[Your task] Exactly the lines from the start of the data below through the line that contains "const maskElevation = 10;" are to be copied, with pictures left out.

──────── Supplied data

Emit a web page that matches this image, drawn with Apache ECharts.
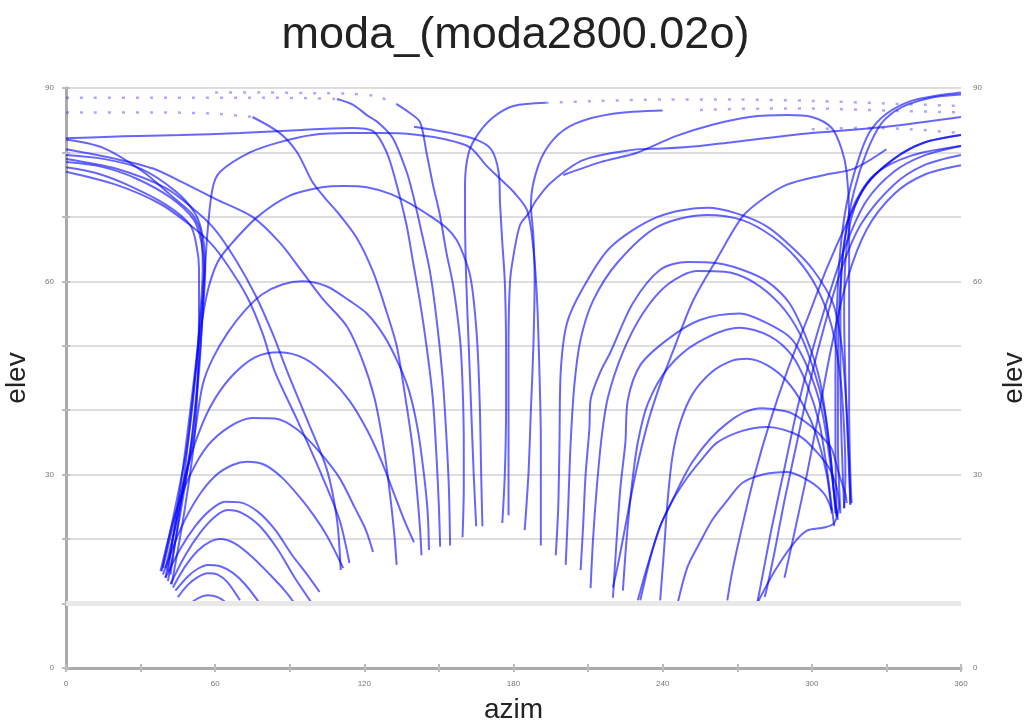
<!DOCTYPE html>
<html>
<head>
<meta charset="utf-8">
<script src="https://cdn.jsdelivr.net/npm/echarts@6/dist/echarts.min.js"></script>
<style>
html,body{margin:0;padding:0;background:#fff;}
#chart{width:1031px;height:726px;}
</style>
</head>
<body>
<div id="chart"></div>
<script>
// Tick labels
const xTickLabels = [0, 60, 120, 180, 240, 300, 360];
const yTickLabels = [0, 30, 60, 90];
const maskElevation = 10;

// Satellite tracks, each a list of [azimuth, elevation] points
const leftArcs = [
  [[38,15],[44,24],[50,30],[57,34.5],[66,37.5],[75,38.8],[84,38.7],[93,37],[102,33.5],[110,29.5],[116,25],[120.5,21.5],[123.5,18]],
  [[39,14.5],[46,21.5],[53,26.5],[60,29.8],[67,31.5],[73,32],[80,31.5],[87,29.5],[94,26.5],[100,23.5],[105,20.5],[109,17.5],[111.5,15.5]],
  [[40,14],[46,18.5],[52,22],[58,24.5],[64,25.8],[70,25.7],[77,24.3],[84,21.5],[91,17.5],[97,14.5],[102,11.8]],
  [[42,13],[48,17.5],[54,21],[60,23.5],[65,24.5],[71,24],[78,22],[85,18.5],[92,14],[99,10]],
  [[43,12.5],[48,15.8],[53,18.2],[58,19.6],[62,20],[68,19.3],[75,17.2],[82,14.5],[88,12],[92,10]],
  [[44,12],[49,14.2],[53,15.4],[57,16],[62,15.8],[67,14.8],[72,13],[78,10]],
  [[45,11],[49,12.9],[53,14.1],[57,14.7],[61,14.5],[65,13.3],[70,10.5]],
  [[51,10.3],[54,11],[57,11.3],[61,11],[65,10]],
  [[39,15.5],[43,22],[47,28.5],[52,35],[58,40.5],[66,45],[76,48.2],[86,49],[96,48],[106,45],[114,41.5],[121,37],[127,32],[132,27],[136,23],[140,19.5]],
  [[40,15.5],[44,22],[48,29],[52,37],[55,44],[59,48],[65,52],[72,55.5],[79,58],[87,59.5],[95,60],[105,59.2],[114,57],[121,55],[128,51.5],[134,47],[138,43],[141.5,37],[144,30],[145.5,24],[146,18.3]]
];

const leftBundle = [
  [[38.5,15],[44,25],[49,35],[52,45],[54,55],[55,62],[54.5,67],[51,70.3],[42,73.4],[31,77],[15,80.7],[0,82]],
  [[40,14],[45,24],[50,34],[53,45],[55,55],[56,62],[55,67],[52,70.5],[44,74],[30,77.5],[15,79],[0,79.6]],
  [[41,13.5],[46,24],[50.5,35],[53.5,46],[55,56],[55.5,62],[54.5,66],[51.5,69.5],[42,73],[28,76],[14,77.8],[0,78.5]],
  [[42.5,13],[47.5,24],[51.5,35],[53,45],[53.5,55],[53.5,62],[52.5,65.5],[50,68.7],[40.6,71.8],[24.5,75],[12,76.8],[0,77.7]]
];

const leftDiagonals = [
  [[0,80.5],[20,79],[35,77.5],[46.7,75.4],[60,72.8],[75,70],[86,66],[95,61.5],[103,57.4],[113,53],[119,48],[124,42],[127.5,35],[130,28],[132,21],[133,16]],
  [[0,77],[20,75],[38,72],[50,68.7],[58,66],[65,62.5],[73,57.5],[79,52],[84,46],[93,38.5],[102,30.7],[110,23],[114,16.3]],
  [[0,79],[20,77.5],[40,74.5],[52,71],[60,68],[68,63.5],[76,58],[83,52],[89,46],[97,38.5],[105,30.7],[109,23],[110.5,15.2]]
];

const centerTracks = [
  [[75,85.5],[86,83],[93,80],[99,75.5],[104,73],[109,70.8],[117,66.7],[123.5,61.5],[129,55.2],[133,50],[136.5,42],[139.5,34],[141.5,26],[142.5,21],[143,17.5]],
  [[0,82.2],[23,82.5],[46,82.7],[70,83],[95,83.5],[115,83.8],[123.5,83.3],[129,80],[133,75],[137,68.7],[139.6,63],[142.4,56.8],[145,50],[147.5,42],[149,33],[150,25],[150.5,18.8]],
  [[109,88.3],[115.5,87.4],[121,85.8],[126,84.5],[131.5,82.2],[137,77],[139.6,73.4],[142.4,68.7],[146.4,61.5],[149,54.3],[151.5,45],[153,36],[154,28],[154.5,19]],
  [[133,87.5],[138,86.2],[142.4,84.7],[145,80],[147.6,75],[150.4,70.3],[153,64.5],[155.7,59.4],[158.5,51],[159.5,44],[160,35],[160,28],[159.5,20.3]],
  [[193,87.7],[180,87.2],[172,85.5],[166,83],[162,80],[160.5,75],[160.5,70],[161,60],[162,50],[163,40],[164,30],[165,22]],
  [[42,14.5],[47,28],[51,42],[54,52],[57,58.5],[61,63],[66,65.6],[77,70],[90,73.3],[103,74.6],[112,74.8],[121,74.6],[131,73.5],[139.6,71.8],[147,70],[153,68.3],[157,66.5],[160,64],[162.5,61],[164,57],[165.5,50],[166.5,40],[167,30],[167.5,22]],
  [[140,84],[155,83],[165,82],[171,80.5],[174,77],[174.6,72],[175.5,66],[176.5,60],[177,50],[177,40],[176.5,30],[175.5,22.5]],
  [[360,85.5],[330,84],[300,83],[268,81.6],[255,81],[240,80.6],[228,80.4],[208,78.8],[195,75.3],[189,72.5],[186,70.5],[182.6,68.7],[180,64],[178.6,60],[178,50],[178,40],[178,30],[178,23.7]],
  [[240,86.5],[220,86],[205,84.5],[196,82],[190,78],[187,72],[188,67],[188.5,60],[188,50],[187,40],[186,30],[184.5,21.4]],
  [[41,15],[46,28],[50,40],[53,50],[55.5,60],[57,68],[59,74.5],[62,77],[74,80],[86,81.6],[99,82.7],[113,83],[126,83],[140,82.8],[153,82],[162.5,80.8],[169,78],[176,75.4],[180,73.9],[185.5,71],[188,65],[189.5,57],[190.5,45],[191,35],[191,27],[191,19]]
];

const rightArcs = [
  [[197,17.5],[198,25],[198.5,35],[199,46],[201.5,53.5],[208,59],[219,65.3],[238,70],[258,71.4],[270,70.5],[282,68.5],[292,65.3],[300.5,61.8],[308.5,56.6],[312,50],[314,40],[315,32],[315.5,25.3]],
  [[201,16],[202,25],[203,35],[204.5,44],[207,51],[212,57],[222,63],[238,68.5],[258,70.3],[272,69.5],[284,67],[294,63.5],[302,59],[308,53],[311.5,45],[313,37],[313.5,30],[313,24.8]],
  [[207,15.2],[208,22],[209,30],[210.5,37],[211,41.6],[215,46],[219,49],[228,56.6],[239,61.8],[250,63],[262,62.8],[272,61.8],[282,60],[291,56.6],[298,51],[303,45],[306,38],[308,31],[309.5,24]],
  [[211,12.4],[212,20],[213.5,28],[215.5,36],[218,42],[224,49],[232,55],[242,59.5],[254,61.6],[265,61.5],[276,60],[287,56.5],[295,52],[301,46],[305,40],[307.5,33],[309,27],[310,23.5]],
  [[220,10.9],[221.5,20],[223,28],[225,35],[226,41.6],[231,47],[242,51],[255,54],[271,55],[282,53.5],[292,51],[299,46],[304,40],[307,33],[309,27],[310.5,23]],
  [[224,12],[225.5,20],[227.5,28],[230,35],[234,41],[242,46.5],[254,50.5],[271,52.8],[283,51.5],[292,48.5],[298,44],[303,38],[306,31],[308,25],[309,22]],
  [[239,10.5],[240.5,18],[242,26],[244,33],[247,38],[252,42.5],[260,46],[268,47.7],[274,48],[282,47],[290,44.5],[297,40.5],[302,36],[306,30],[308,24]],
  [[231,10.5],[235,17],[239,22],[242,24.5],[247,28.5],[252,32],[259,35.5],[266,38],[273,39.7],[280,40.3],[287,40],[292,39.5],[300,37.4],[305,35.5],[308,34],[311,30],[313.5,27],[314,25.6]],
  [[230,10.5],[234,16],[239,22],[244,26],[250,29.6],[256,32.5],[262,35],[272,36.8],[282,37.4],[295,36],[302,33.5],[307,31],[310,28],[311,25]],
  [[246,10],[250,15.7],[255,19.5],[260,23],[266,26],[272,28.7],[280,30],[290,30.4],[299,29],[305,27],[308,24.5]],
  [[278,10],[285,15],[292,19],[298,21.3],[305,21.8],[309,22.5],[311,25]]
];

const rightBundle = [
  [[315.5,25.5],[314.5,35],[313.5,45],[313,55],[313.5,63],[316,70],[322,75],[333,79],[345,81.5],[360,82.7]],
  [[313,24.8],[312,35],[311.5,45],[311.5,55],[312.5,64],[316,71],[325,76.5],[340,79.5],[360,81]],
  [[310,23.5],[309.5,35],[309.5,45],[310,55],[311.5,65],[314,72],[318,78],[323,83],[330,86],[340,88],[350,88.8],[360,89.3]],
  [[311.5,24],[310.5,35],[310.5,46],[311,56],[313,66],[317,74],[322,80],[328,84.5],[336,87],[348,88.5],[360,89]],
  [[200,76.5],[215,78.5],[230,80],[245,82.5],[260,84.3],[275,85.5],[290,85.8],[300,85.5],[308,83.8],[312,80.5],[314,77],[315,70],[315,60],[315,50],[315,40],[315.5,30],[316,25.6]]
];

const rightDiagonals = [
  [[360,82.7],[345,81.5],[333,79],[322,75],[314,69],[306,62],[298,54],[290,46],[283,38],[277,30],[272,22],[268,15],[266,10.5]],
  [[360,81],[345,79.5],[333,77],[322,72.5],[314,66],[307,58],[300,49],[294,40],[289,31],[284,22],[280,14],[278,10]],
  [[360,79.6],[345,78],[333,75],[320,69],[312,62],[305,53],[299,44],[294,35],[289,26],[285,18],[282,12.5],[281,11]],
  [[360,78],[345,76.5],[333,73.5],[322,68],[314,60],[308,50],[303,40],[298,30],[293,21],[289,14]],
  [[330,80.5],[317,77.5],[305,76.5],[290,75],[280,72.7],[272,70],[262,63.6],[252,56.8],[244,49],[239,44],[234,38],[229,30],[225,22],[222,16],[220,12.5]]
];

const dottedTracks = [
  [[0,88.5],[40,88.5],[80,88.5],[100,88.4],[109,88.3]],
  [[60,89.3],[80,89.3],[100,89.2],[115,89.1],[125,88.7],[133,87.5]],
  [[0,86.2],[40,86.2],[60,86],[75,85.5]],
  [[193,87.7],[215,88],[240,88.2],[270,88.2],[300,88],[330,87.6],[360,87.2]],
  [[255,86.6],[280,86.8],[300,86.8],[330,86.5],[360,86.2]],
  [[300,83.6],[320,83.8],[340,83.6],[360,83]]
];

const solidGroups = [leftArcs, leftBundle, leftDiagonals, centerTracks, rightArcs, rightBundle, rightDiagonals];

const series = [];
series.push({
  type: 'line', data: [], silent: true, xAxisIndex: 0, yAxisIndex: 0, z: 1,
  markLine: {
    silent: true, symbol: 'none', label: { show: false },
    lineStyle: { color: '#e8e8e8', width: 5, type: 'solid' },
    data: [{ yAxis: maskElevation }]
  }
});
solidGroups.forEach(group => group.forEach(track => {
  series.push({
    type: 'line', data: track, showSymbol: false, smooth: 0.3, silent: true,
    xAxisIndex: 0, yAxisIndex: 0, z: 3,
    lineStyle: { color: 'rgba(0,0,255,0.6)', width: 2 }
  });
}));
dottedTracks.forEach(track => {
  series.push({
    type: 'line', data: track, showSymbol: false, smooth: 0.3, silent: true,
    xAxisIndex: 0, yAxisIndex: 0, z: 3,
    lineStyle: { color: 'rgba(40,40,255,0.4)', width: 2.5, type: [3, 11] }
  });
});

const axisLineStyle = { color: '#aaaaaa', width: 3 };
const labelStyle = { fontSize: 8, color: '#777', fontFamily: 'Liberation Sans, Arial, sans-serif' };
const nameStyle = { fontSize: 28, color: '#222', fontFamily: 'Liberation Sans, Arial, sans-serif' };

const chart = echarts.init(document.getElementById('chart'), null, { renderer: 'canvas' });
chart.setOption({
  animation: false,
  backgroundColor: '#ffffff',
  title: {
    text: 'moda_(moda2800.02o)', left: 'center', top: 8,
    textStyle: { fontSize: 45, fontWeight: 'normal', color: '#222', fontFamily: 'Liberation Sans, Arial, sans-serif' }
  },
  grid: { left: 66, right: 70, top: 88, bottom: 58, outerBoundsMode: 'none', containLabel: false },
  xAxis: [
    {
      type: 'value', min: 0, max: 360, interval: 30, position: 'bottom',
      axisLine: { lineStyle: axisLineStyle },
      axisTick: { show: true, length: 4, lineStyle: { color: '#bbb', width: 2 } },
      axisLabel: { ...labelStyle, margin: 12, formatter: v => xTickLabels.includes(v) ? String(v) : '' },
      splitLine: { show: false },
      name: 'azim', nameLocation: 'middle', nameGap: 28, nameTextStyle: nameStyle
    },
    {
      type: 'value', min: 0, max: 360, interval: 30, position: 'top',
      axisLine: { lineStyle: axisLineStyle },
      axisTick: { show: true, length: 4, lineStyle: { color: '#bbb', width: 2 } },
      axisLabel: { show: false },
      splitLine: { show: false }
    }
  ],
  yAxis: [
    {
      type: 'value', min: 0, max: 90, interval: 10, position: 'left',
      axisLine: { show: true, lineStyle: axisLineStyle },
      axisTick: { show: true, length: 4, lineStyle: { color: '#bbb', width: 2 } },
      axisLabel: { ...labelStyle, margin: 12, formatter: v => yTickLabels.includes(v) ? String(v) : '' },
      splitLine: { show: true, lineStyle: { color: '#dedede', width: 2 } },
      name: 'elev', nameLocation: 'middle', nameGap: 35, nameRotate: 90, nameTextStyle: nameStyle
    },
    {
      type: 'value', min: 0, max: 90, interval: 10, position: 'right',
      axisLine: { show: true, lineStyle: axisLineStyle },
      axisTick: { show: true, length: 4, lineStyle: { color: '#bbb', width: 2 } },
      axisLabel: { ...labelStyle, margin: 12, formatter: v => yTickLabels.includes(v) ? String(v) : '' },
      splitLine: { show: false },
      name: 'elev', nameLocation: 'middle', nameGap: 39, nameRotate: 90, nameTextStyle: nameStyle
    }
  ],
  series: series
});
</script>
</body>
</html>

────────────────

[Solution for this exercise]
Emit a web page that matches this image, drawn with Apache ECharts.
<!DOCTYPE html>
<html>
<head>
<meta charset="utf-8">
<script src="https://cdn.jsdelivr.net/npm/echarts@6/dist/echarts.min.js"></script>
<style>
html,body{margin:0;padding:0;background:#fff;}
#chart{width:1031px;height:726px;}
</style>
</head>
<body>
<div id="chart"></div>
<script>
// Tick labels
const xTickLabels = [0, 60, 120, 180, 240, 300, 360];
const yTickLabels = [0, 30, 60, 90];
const maskElevation = 10;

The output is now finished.